The U.S. Census Bureau is headquartered just outside Washington. Management division chief Frank Vitrano has spent years planning this year's count.
"The census itself only has ten questions, but they're important questions: age, race, sex, Hispanic origin," said Vitrano. "These are data that are used to really help us understand what does our country look like, how are we aging, where are we geographically in the country?"
In order to do that, the Census Bureau has printed 130 million forms and mailed them out across America.
It's conducting a huge ad campaign. And it's sending people across America to explain the census.
Here in Charlotte not all people feel the changes of the past decade are for the better.
CHARLOTTE RESIDENT 1: "When I came, it was better than this. Too many people are coming in. People coming from everywhere."
CHARLOTTE RESIDENT 2: "Right now, if you weren't from Charlotte you couldn't find your way around. If you left for just five years, you couldn't find your way around no more."
Still census officials say it is important that everyone is counted.
William Frey, a demographer at the Brookings Institution in Washington, says most Americans do like getting information about who we are as a nation.

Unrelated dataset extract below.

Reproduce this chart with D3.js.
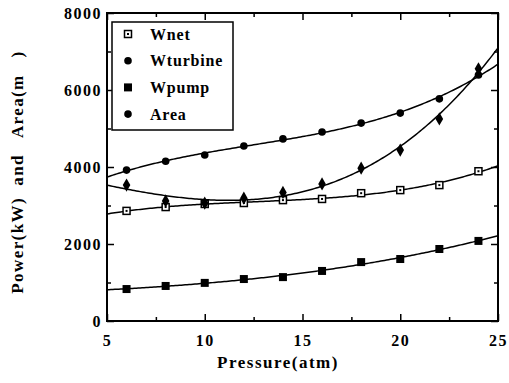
<!DOCTYPE html>
<html><head><meta charset="utf-8">
<script src="https://cdn.jsdelivr.net/npm/d3@7"></script>
<style>
html,body{margin:0;padding:0;background:#fff;}
text{font-family:"Liberation Serif","Times New Roman",serif;font-weight:bold;fill:#000;}
</style></head>
<body><svg id="c" width="509" height="383"></svg>
<script>
const pressure = [6, 8, 10, 12, 14, 16, 18, 20, 22, 24];
const wnet     = [2860, 2960, 3040, 3065, 3140, 3170, 3320, 3400, 3530, 3890];
const wturbine = [3920, 4150, 4310, 4545, 4730, 4910, 5140, 5400, 5770, 6390];
const wpump    = [830, 910, 990, 1090, 1140, 1300, 1530, 1610, 1870, 2080];
const area     = [3530, 3120, 3060, 3190, 3340, 3560, 3970, 4440, 5250, 6550];
const xTicks = [5, 10, 15, 20, 25];
const yTicks = [0, 2000, 4000, 6000, 8000];
const legendNames = ["Wnet", "Wturbine", "Wpump", "Area"];

const svg = d3.select("#c");
const L = 107, R = 498, T = 13, B = 321;
const x = d3.scaleLinear().domain([5, 25]).range([L, R]);
const y = d3.scaleLinear().domain([0, 8000]).range([B, T]);

// least squares polynomial fit (trend curves as in the original)
function polyfit(xs, ys, deg) {
  const n = deg + 1, c = 15;
  const A = Array.from({length: n}, () => new Array(n + 1).fill(0));
  xs.forEach((xv, k) => {
    const t = xv - c;
    for (let i = 0; i < n; i++) {
      for (let j = 0; j < n; j++) A[i][j] += Math.pow(t, i + j);
      A[i][n] += ys[k] * Math.pow(t, i);
    }
  });
  for (let i = 0; i < n; i++) {
    let p = i;
    for (let r = i + 1; r < n; r++) if (Math.abs(A[r][i]) > Math.abs(A[p][i])) p = r;
    [A[i], A[p]] = [A[p], A[i]];
    for (let r = 0; r < n; r++) if (r !== i) {
      const f = A[r][i] / A[i][i];
      for (let k = i; k <= n; k++) A[r][k] -= f * A[i][k];
    }
  }
  const coef = A.map((row, i) => row[n] / row[i]);
  return xv => coef.reduce((s, a, i) => s + a * Math.pow(xv - c, i), 0);
}

const series = [
  {vals: wnet, deg: 3, sym: "sq-open"},
  {vals: wturbine, deg: 3, sym: "circle"},
  {vals: wpump, deg: 3, sym: "sq"},
  {vals: area, deg: 3, sym: "diamond"}
];

svg.append("clipPath").attr("id", "clip")
  .append("rect").attr("x", L).attr("y", T).attr("width", R - L).attr("height", B - T);

const line = d3.line().x(d => x(d[0])).y(d => y(d[1])).curve(d3.curveLinear);
const samples = d3.range(5, 25.001, 0.1);
series.forEach(s => {
  const f = polyfit(pressure, s.vals, s.deg);
  svg.append("path").attr("clip-path", "url(#clip)")
    .attr("d", line(samples.map(v => [v, f(v)])))
    .attr("fill", "none").attr("stroke", "#000").attr("stroke-width", 1.5);
});

function drawMarker(g, sym, cx, cy) {
  if (sym === "sq-open") {
    g.append("rect").attr("x", cx - 3.5).attr("y", cy - 3.5).attr("width", 7).attr("height", 7)
      .attr("fill", "#fff").attr("stroke", "#000").attr("stroke-width", 1.5);
    g.append("rect").attr("x", cx - 1).attr("y", cy - 1).attr("width", 2).attr("height", 2).attr("fill", "#000");
  } else if (sym === "sq") {
    g.append("rect").attr("x", cx - 4).attr("y", cy - 4).attr("width", 8).attr("height", 8).attr("fill", "#000");
  } else if (sym === "circle") {
    g.append("circle").attr("cx", cx).attr("cy", cy).attr("r", 3.8).attr("fill", "#000");
  } else {
    g.append("path").attr("transform", `translate(${cx},${cy})`)
      .attr("d", d3.symbol(d3.symbolDiamond, 50)()).attr("fill", "#000");
  }
}
series.forEach(s => {
  const g = svg.append("g");
  pressure.forEach((p, i) => drawMarker(g, s.sym, x(p), y(s.vals[i])));
});

// frame
svg.append("rect").attr("x", L).attr("y", T).attr("width", R - L).attr("height", B - T)
  .attr("fill", "none").attr("stroke", "#000").attr("stroke-width", 2);

// axes with inward ticks
const xMinor = d3.range(7.5, 25, 5);
const yMinor = d3.range(1000, 8000, 2000);
const ax = [
  d3.axisBottom(x).tickValues(xTicks).tickSize(-7).tickPadding(14).tickFormat(d3.format("d")),
  d3.axisTop(x).tickValues(xTicks).tickSize(-7).tickFormat(""),
  d3.axisLeft(y).tickValues(yTicks).tickSize(-7).tickPadding(5).tickFormat(d3.format("d")),
  d3.axisRight(y).tickValues(yTicks).tickSize(-7).tickFormat("")
];
const pos = [`translate(0,${B})`, `translate(0,${T})`, `translate(${L},0)`, `translate(${R},0)`];
ax.forEach((a, i) => {
  const g = svg.append("g").attr("transform", pos[i]).call(a);
  g.select(".domain").remove();
  g.selectAll("line").attr("stroke-width", 1.5);
  g.selectAll("text").style("font-size", "16px").style("letter-spacing", "1.5px")
    .style("font-family", '"Liberation Serif",serif').style("font-weight", "bold");
});
const mx = [d3.axisBottom(x), d3.axisTop(x)].map(a => a.tickValues(xMinor).tickSize(-4).tickFormat(""));
const my = [d3.axisLeft(y), d3.axisRight(y)].map(a => a.tickValues(yMinor).tickSize(-4).tickFormat(""));
[[mx[0], pos[0]], [mx[1], pos[1]], [my[0], pos[2]], [my[1], pos[3]]].forEach(([a, p]) => {
  const g = svg.append("g").attr("transform", p).call(a);
  g.select(".domain").remove();
  g.selectAll("line").attr("stroke-width", 1.5);
});

// axis titles
svg.append("text").attr("x", 278).attr("y", 368).attr("text-anchor", "middle")
  .style("font-size", "17px").style("letter-spacing", "1.5px").text("Pressure(atm)");
svg.append("text").attr("transform", "translate(23,172) rotate(-90)").attr("text-anchor", "middle")
  .style("font-size", "17px").style("letter-spacing", "1.4px").style("white-space", "pre")
  .text("Power(kW)  and   Area(m   )");

// legend
svg.append("rect").attr("x", 112).attr("y", 22).attr("width", 121).attr("height", 108)
  .attr("fill", "#fff").attr("stroke", "#000").attr("stroke-width", 1.5);
const legSyms = ["sq-open", "circle", "sq", "circle"];
legendNames.forEach((n, i) => {
  const cy = 34 + i * 26.7;
  const g = svg.append("g");
  drawMarker(g, legSyms[i], 128, cy);
  g.append("text").attr("x", 150).attr("y", cy).attr("dy", "0.35em")
    .style("font-size", "16px").style("letter-spacing", "0.8px").text(n);
});
</script></body></html>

"There's just this intrinsic curiosity in the United States about this, and so the census is seen as this huge gold mine of statistics that people can use to get this information," said Frey.
And Charlotte is indicative of the transformation that has occurred in America's heartland over the last 10 years.
America has long been a melting pot of people from all over the world. But until now most of the melting, in the latest wave of immigration, occurred in big coastal cities, like New York, Los Angeles and Miami. The 2010 Census will let us know to what extent that has happened, in the rest of America.